Sunday, 19 December 2010


There was at least two inches of snow covering the country park on Sunday 19th. It stayed grey and overcast all day with a very cold breeze that meant you didn't want to stand around outside too long.

High tide in the morning, and these three redshank were ready in place for the sea to uncover the mud underneath them. Facing into the cold easterly breeze, they had their eyes tight shut as they perched on the posts next to the country park beach.

The most unexpected sighting for this time of the year was an immature gannet seen flying fast and straight towards the mouth of the river Colne, before turning round and heading back out to Colne Point. As it flew back out, the two velvet scoters appeared in the same field of view as they bobbed on the surface of the choppy sea. Occasional glimpses of the white on the folded wing were seen but both birds remained as distant black ducks. Also seen were 2 goldeneye, red-breasted mergansers as well as small flocks of wigeon and brent flying well offshore.

The grazing fields were a bleak winter wasteland covered in ice and snow. A roost of 200 golden plovers and 25 lapwing waited in the fields. It looked very chilly and exposed for them as they stood snoozing in the snow.

Thirty skylarks were seen flying over the park, as they headed for easier feeding elsewhere. In a field by the East Mersea pub another 100 skylarks were seen. More eyecatching was a barn owl out hunting in mid afternoon the rape field opposite the pub. The whiter-than-white underparts of the owl reflected the brightness of the white snow on the ground as it flew low across the field. It looked like more like a very white seagull rather than an owl, especially flying around in broad daylight. Finding food must be very hard, especially with frozen, snow-covered ground.

As usual the foxes were out on the prowl around the park pond as dusk approached and this one was snuffling after something in the snow A second fox ventured confidently out onto the ice towards the 100+ wildfowl gathered around some open water. The ducks quickly dropped into the water as the fox approached and the fox then sat down on the ice beside the wildfowl. It eventually saw this fox pictured above, over near the hide and quickly chased it away.

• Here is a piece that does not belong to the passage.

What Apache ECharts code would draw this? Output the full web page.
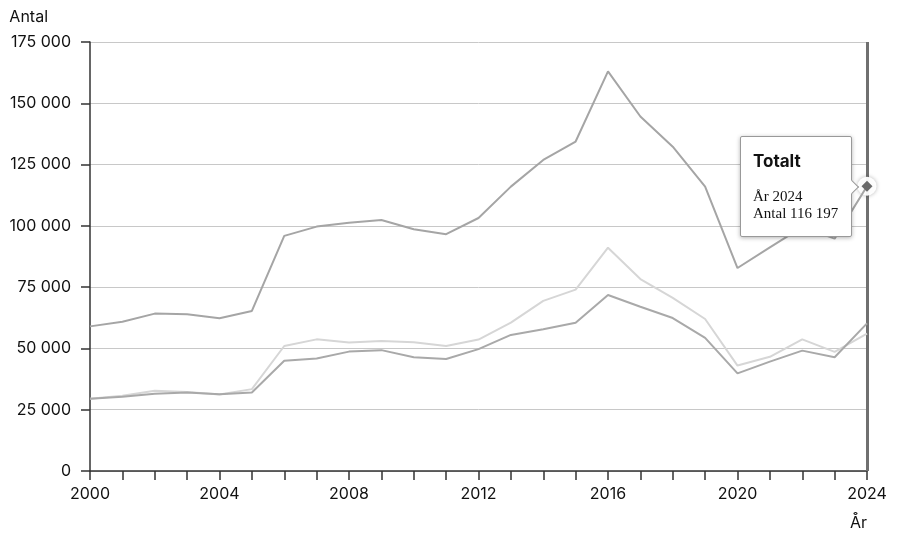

In the water-hole were 40 gadwall, 30 mallard, 12 coot, 25 moorhen, little grebe, 5 shoveler and 10 teal. Scuttling across the ice under the willow bushes were 3 water rails. In bushes nearby, 40 greenfinches waited to drop down to roost for the night.

A woodcock flew away quickly from under some trees near a path close to the hide. As the park gates were being closed at nightfall, a second woodcock swooped overhead, nearly dropping down close-by to find somewhere to feed. Also making an appearance was a little owl that sat on a tree on the edge of the car park, staring at me for a minute or so, before flying to the far side of the car park.


helen said...

Beautiful pictures and great stories - thanks for shairing!

laurence.d said...

Great picture of the redshanks.


Dougal Urquhart said...

Thanks for the comments, it was a pity the sun wasn't shining to brighten up the images.